There are two types of GFP frames: a GFP client frame and a GFP control frame. A GFP client frame can be further classified as either a client data frame or a client management frame. The former is used to transport client data, while the latter is used to transport point-to-point management information like loss of signal, etc. Client management frame can be differentiated from the client data frame based on the payload type indicator. The GFP control frame currently consists only of core header field with no payload area. This frame is used to compensate for the gaps between the4 client signal where the transport medium has higher capacity than the client signal and is better known as an idle frame.


GFP frame consists of

1.A core header, 2.A payload header, 3.An optional extension header, 4.A GFP payload and 5. An optional payload frame check sequence (FCS).

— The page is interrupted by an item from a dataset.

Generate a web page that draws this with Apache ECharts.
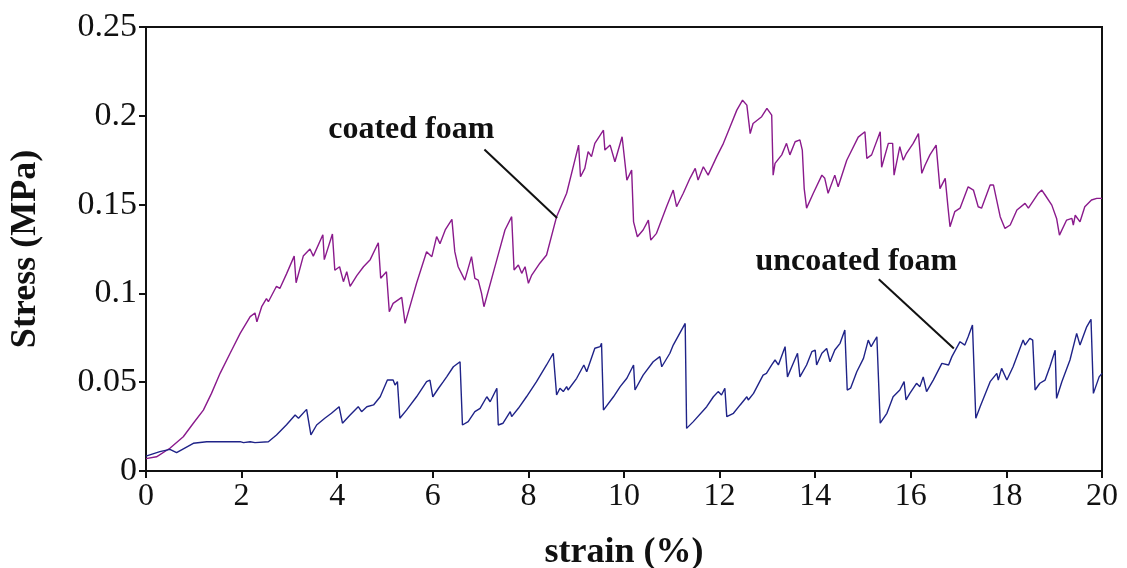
<!DOCTYPE html>
<html>
<head>
<meta charset="utf-8">
<style>
  html, body { margin: 0; padding: 0; background: #fff; }
  #chart { width: 1127px; height: 568px; }
</style>
<script src="https://cdn.jsdelivr.net/npm/echarts@6/dist/echarts.min.js"></script>
</head>
<body>
<div id="chart"></div>
<script>
// Stress–strain curves of coated and uncoated foam (strain in %, stress in MPa)
const coatedStrain = [
  0.00, 0.22, 0.50, 0.78, 0.99, 1.20, 1.37, 1.55, 1.76, 1.97, 2.18, 2.28, 2.32, 2.42, 2.52, 2.56,
  2.73, 2.80, 2.94, 3.10, 3.14, 3.29, 3.43, 3.50, 3.70, 3.73, 3.90, 3.95, 4.05, 4.13, 4.20, 4.27,
  4.41, 4.55, 4.69, 4.86, 4.91, 5.03, 5.09, 5.17, 5.35, 5.42, 5.66, 5.87, 5.98, 6.08, 6.15, 6.26,
  6.40, 6.46, 6.53, 6.67, 6.81, 6.88, 6.95, 7.02, 7.07, 7.34, 7.51, 7.65, 7.70, 7.79, 7.86, 7.93,
  8.00, 8.07, 8.24, 8.38, 8.59, 8.80, 9.05, 9.09, 9.18, 9.25, 9.32, 9.39, 9.57, 9.60, 9.71, 9.81,
  9.96, 10.06, 10.16, 10.20, 10.28, 10.40, 10.51, 10.56, 10.68, 10.89, 11.03, 11.10, 11.24, 11.38,
  11.49, 11.55, 11.66, 11.76, 11.94, 12.08, 12.22, 12.36, 12.48, 12.57, 12.64, 12.70, 12.88, 12.99,
  13.09, 13.12, 13.16, 13.30, 13.40, 13.47, 13.58, 13.68, 13.73, 13.77, 13.82, 13.96, 14.14, 14.20,
  14.27, 14.41, 14.48, 14.66, 14.90, 15.04, 15.08, 15.18, 15.36, 15.39, 15.53, 15.62, 15.65, 15.77,
  15.84, 15.91, 16.05, 16.16, 16.23, 16.30, 16.40, 16.53, 16.61, 16.72, 16.78, 16.82, 16.92, 17.03,
  17.20, 17.31, 17.41, 17.48, 17.66, 17.73, 17.87, 17.97, 18.08, 18.22, 18.39, 18.46, 18.67, 18.74,
  18.81, 18.95, 19.05, 19.11, 19.26, 19.37, 19.40, 19.44, 19.54, 19.64, 19.78, 19.89, 20.00
];
const coatedStress = [
  0.007, 0.008, 0.0128, 0.0193, 0.0269, 0.0343, 0.0437, 0.055, 0.0663, 0.0775, 0.0869, 0.089, 0.084, 0.0925, 0.097, 0.0953,
  0.104, 0.1028, 0.111, 0.121, 0.106, 0.121, 0.125, 0.121, 0.133, 0.119, 0.1334, 0.113, 0.115, 0.1066, 0.1122, 0.104,
  0.110, 0.115, 0.119, 0.1285, 0.1085, 0.1122, 0.0897, 0.0944, 0.0978, 0.0831, 0.1057, 0.1235, 0.1207, 0.132, 0.128, 0.1357,
  0.1417, 0.1235, 0.115, 0.1075, 0.1207, 0.1085, 0.1075, 0.100, 0.0925, 0.119, 0.1357, 0.1432, 0.1132, 0.116, 0.1113, 0.115,
  0.1057, 0.1103, 0.117, 0.1216, 0.1432, 0.1564, 0.1835, 0.1657, 0.1704, 0.1798, 0.177, 0.1845, 0.1919, 0.1807, 0.1835, 0.1741,
  0.1882, 0.1638, 0.1694, 0.1403, 0.1319, 0.1357, 0.1413, 0.130, 0.1338, 0.1488, 0.1582, 0.1488, 0.1564, 0.1648,
  0.1704, 0.1638, 0.1713, 0.1666, 0.177, 0.1845, 0.1938, 0.2032, 0.2088, 0.206, 0.19, 0.1957, 0.1995, 0.2042,
  0.2004, 0.1666, 0.1732, 0.178, 0.1845, 0.178, 0.1854, 0.1864, 0.1807, 0.159, 0.148, 0.1564, 0.1666, 0.1648,
  0.1564, 0.1666, 0.160, 0.175, 0.188, 0.191, 0.176, 0.178, 0.191, 0.171, 0.1845, 0.1845, 0.1666, 0.1826,
  0.175, 0.1789, 0.1845, 0.190, 0.1676, 0.1723, 0.178, 0.1835, 0.159, 0.1648, 0.148, 0.1375, 0.146, 0.148,
  0.160, 0.1582, 0.1488, 0.148, 0.161, 0.161, 0.1432, 0.1366, 0.1385, 0.147, 0.1507, 0.148, 0.1564, 0.1582,
  0.1554, 0.1497, 0.1422, 0.1328, 0.1413, 0.1422, 0.1385, 0.144, 0.1403, 0.1488, 0.1526, 0.1535, 0.1535
];

const uncoatedStrain = [
  0.00, 0.29, 0.50, 0.64, 0.99, 1.27, 1.97, 2.04, 2.18, 2.28, 2.56, 2.73, 2.94, 3.12, 3.19, 3.36,
  3.45, 3.57, 3.74, 3.88, 4.04, 4.11, 4.27, 4.44, 4.51, 4.62, 4.76, 4.90, 5.05, 5.17, 5.21, 5.26,
  5.31, 5.45, 5.66, 5.87, 5.94, 6.00, 6.12, 6.22, 6.29, 6.43, 6.57, 6.62, 6.74, 6.88, 6.99, 7.13,
  7.20, 7.34, 7.37, 7.47, 7.62, 7.65, 7.79, 7.96, 8.17, 8.38, 8.52, 8.59, 8.66, 8.73, 8.80, 8.83,
  9.01, 9.16, 9.22, 9.39, 9.50, 9.53, 9.57, 9.78, 9.92, 10.06, 10.20, 10.23, 10.40, 10.61, 10.75,
  10.79, 10.96, 11.03, 11.28, 11.31, 11.45, 11.73, 11.87, 11.97, 12.04, 12.11, 12.15, 12.29, 12.43,
  12.57, 12.60, 12.71, 12.91, 12.98, 13.09, 13.16, 13.23, 13.37, 13.42, 13.51, 13.63, 13.68, 13.82,
  13.93, 14.00, 14.03, 14.14, 14.24, 14.31, 14.41, 14.52, 14.62, 14.67, 14.74, 14.87, 15.01, 15.11,
  15.17, 15.29, 15.32, 15.36, 15.50, 15.63, 15.77, 15.86, 15.90, 15.98, 16.12, 16.19, 16.26, 16.33,
  16.47, 16.65, 16.79, 16.86, 17.03, 17.13, 17.20, 17.29, 17.36, 17.45, 17.66, 17.80, 17.83, 17.90,
  18.01, 18.14, 18.35, 18.39, 18.49, 18.55, 18.60, 18.70, 18.81, 18.91, 19.02, 19.05, 19.16, 19.33,
  19.47, 19.54, 19.68, 19.77, 19.82, 19.94, 20.00
];
const uncoatedStress = [
  0.0084, 0.0109, 0.0122, 0.0103, 0.0156, 0.0165, 0.0165, 0.016, 0.0165, 0.016, 0.0165, 0.0203, 0.026, 0.0315, 0.0297, 0.0347,
  0.0203, 0.0259, 0.0297, 0.0325, 0.0362, 0.0269, 0.0315, 0.0362, 0.0334, 0.0362, 0.0372, 0.0418, 0.0512, 0.0512, 0.0484, 0.0503,
  0.0297, 0.0343, 0.0418, 0.0503, 0.0512, 0.0418, 0.0466, 0.0503, 0.053, 0.0587, 0.0615, 0.0259, 0.0278, 0.0334, 0.0353, 0.0418,
  0.039, 0.0466, 0.0259, 0.0269, 0.0334, 0.0306, 0.0353, 0.0418, 0.0503, 0.0597, 0.0663, 0.0428, 0.0466, 0.0447, 0.0475, 0.0456,
  0.0522, 0.0597, 0.0559, 0.0691, 0.070, 0.0719, 0.0343, 0.0418, 0.0475, 0.0522, 0.0597, 0.0456, 0.054, 0.0615, 0.0644,
  0.0587, 0.0663, 0.0709, 0.0831, 0.024, 0.0278, 0.0362, 0.0418, 0.0447, 0.0428, 0.0466, 0.0306, 0.0325, 0.0372,
  0.0418, 0.040, 0.0437, 0.054, 0.055, 0.0597, 0.0625, 0.0597, 0.070, 0.053, 0.0587, 0.0663, 0.053, 0.0597,
  0.0672, 0.0681, 0.0597, 0.0663, 0.069, 0.0615, 0.0681, 0.0719, 0.0794, 0.0456, 0.0466, 0.0559, 0.0634, 0.0737,
  0.070, 0.0756, 0.0766, 0.0269, 0.0325, 0.0418, 0.0456, 0.0503, 0.040, 0.0437, 0.0494, 0.0475, 0.053, 0.0447,
  0.0512, 0.0606, 0.0597, 0.0644, 0.0728, 0.0709, 0.0756, 0.0822, 0.0297, 0.0362, 0.0503, 0.055, 0.0512, 0.0578,
  0.0512, 0.0587, 0.0737, 0.0709, 0.0747, 0.0737, 0.0456, 0.0494, 0.0512, 0.0587, 0.068, 0.0409, 0.0503, 0.0625,
  0.0775, 0.0709, 0.0812, 0.0854, 0.0437, 0.053, 0.055
];

// Callout labels: text, label centre [strain, stress], arrow start and arrow tip
const calloutText = ['coated foam', 'uncoated foam'];
const calloutLabelAt = [[5.55, 0.192], [14.86, 0.1177]];
const calloutArrowFrom = [[7.08, 0.181], [15.33, 0.108]];
const calloutArrowTo = [[8.60, 0.1424], [16.90, 0.069]];

const FONT = "'Liberation Serif', 'Times New Roman', serif";

const zip = (xs, ys) => xs.map((x, i) => [x, ys[i]]);

const chart = echarts.init(document.getElementById('chart'), null, { renderer: 'canvas' });

const calloutSeries = {
  type: 'line',
  data: [],
  silent: true,
  markLine: {
    silent: true,
    animation: false,
    symbol: ['none', 'arrow'],
    symbolSize: [0, 11],
    label: { show: false },
    lineStyle: { color: '#111', width: 2, type: 'solid' },
    emphasis: { disabled: true },
    data: calloutArrowFrom.map((from, i) => [{ coord: from }, { coord: calloutArrowTo[i] }])
  },
  markPoint: {
    silent: true,
    animation: false,
    symbol: 'circle',
    symbolSize: 0,
    label: {
      show: true,
      position: 'inside',
      color: '#111',
      fontFamily: FONT,
      fontWeight: 'bold',
      fontSize: 32,
      formatter: p => p.name
    },
    data: calloutText.map((t, i) => ({ name: t, coord: calloutLabelAt[i] }))
  }
};

chart.setOption({
  animation: false,
  backgroundColor: '#fff',
  grid: {
    left: 146, right: 25, top: 27, bottom: 97,
    containLabel: false,
    outerBoundsMode: 'none',
    show: true, borderColor: '#111', borderWidth: 2, backgroundColor: 'transparent'
  },
  xAxis: {
    type: 'value',
    min: 0, max: 20, interval: 2,
    name: 'strain (%)',
    nameLocation: 'middle',
    nameGap: 64,
    nameTextStyle: { fontFamily: FONT, fontWeight: 'bold', fontSize: 36, color: '#111' },
    axisLine: { onZero: false, lineStyle: { color: '#111', width: 2 } },
    axisTick: { inside: false, length: 7, lineStyle: { color: '#111', width: 2 } },
    axisLabel: { fontFamily: FONT, fontSize: 32, color: '#111', margin: 10 },
    splitLine: { show: false }
  },
  yAxis: {
    type: 'value',
    min: 0, max: 0.25, interval: 0.05,
    name: 'Stress (MPa)',
    nameLocation: 'middle',
    nameGap: 102,
    nameRotate: 90,
    nameTextStyle: { fontFamily: FONT, fontWeight: 'bold', fontSize: 36, color: '#111' },
    axisLine: { show: true, lineStyle: { color: '#111', width: 2 } },
    axisTick: { show: true, inside: false, length: 7, lineStyle: { color: '#111', width: 2 } },
    axisLabel: {
      fontFamily: FONT, fontSize: 34, color: '#111', margin: 9,
      formatter: v => String(parseFloat(v.toFixed(2)))
    },
    splitLine: { show: false }
  },
  series: [
    {
      name: 'coated foam',
      type: 'line',
      data: zip(coatedStrain, coatedStress),
      showSymbol: false,
      lineStyle: { color: '#8a1a8c', width: 1.4 },
      itemStyle: { color: '#8a1a8c' },
      z: 3
    },
    {
      name: 'uncoated foam',
      type: 'line',
      data: zip(uncoatedStrain, uncoatedStress),
      showSymbol: false,
      lineStyle: { color: '#1f2388', width: 1.4 },
      itemStyle: { color: '#1f2388' },
      z: 3
    },
    calloutSeries
  ]
});
</script>
</body>
</html>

GFP-F is optimized for bandwidth efficiency at the expense of the latency. It encapsulates complete Ethernet (or other types of frames with a GFP header). GFP-T is used for low latency transport of block-coded client signals such as GbE, Fibre channel, ESCON, FiCON, and Digital Video Broadcast (DVB), In this mode, small group of 8B/10B symbols are transmitted rather than waiting for complete frame data.

Conclusion :

With the introduction of New SDH/SONET Ethernet can be transport in the existing SDH network very efficiently. Bandwidth can be provides on demand. Some of the features of New SDH are Call-by-Call: band width can be increase or decrease when ever the customer likes; bandwidth on schedule: offer a fixed bandwidth schedule; automatic Bandwidth allocation: automatically, pre-provisioned VC capacity will be activate, no paid, but unused link capacity for customer and customized SLA possible; and offer customized “soft” protection at various service level are possible.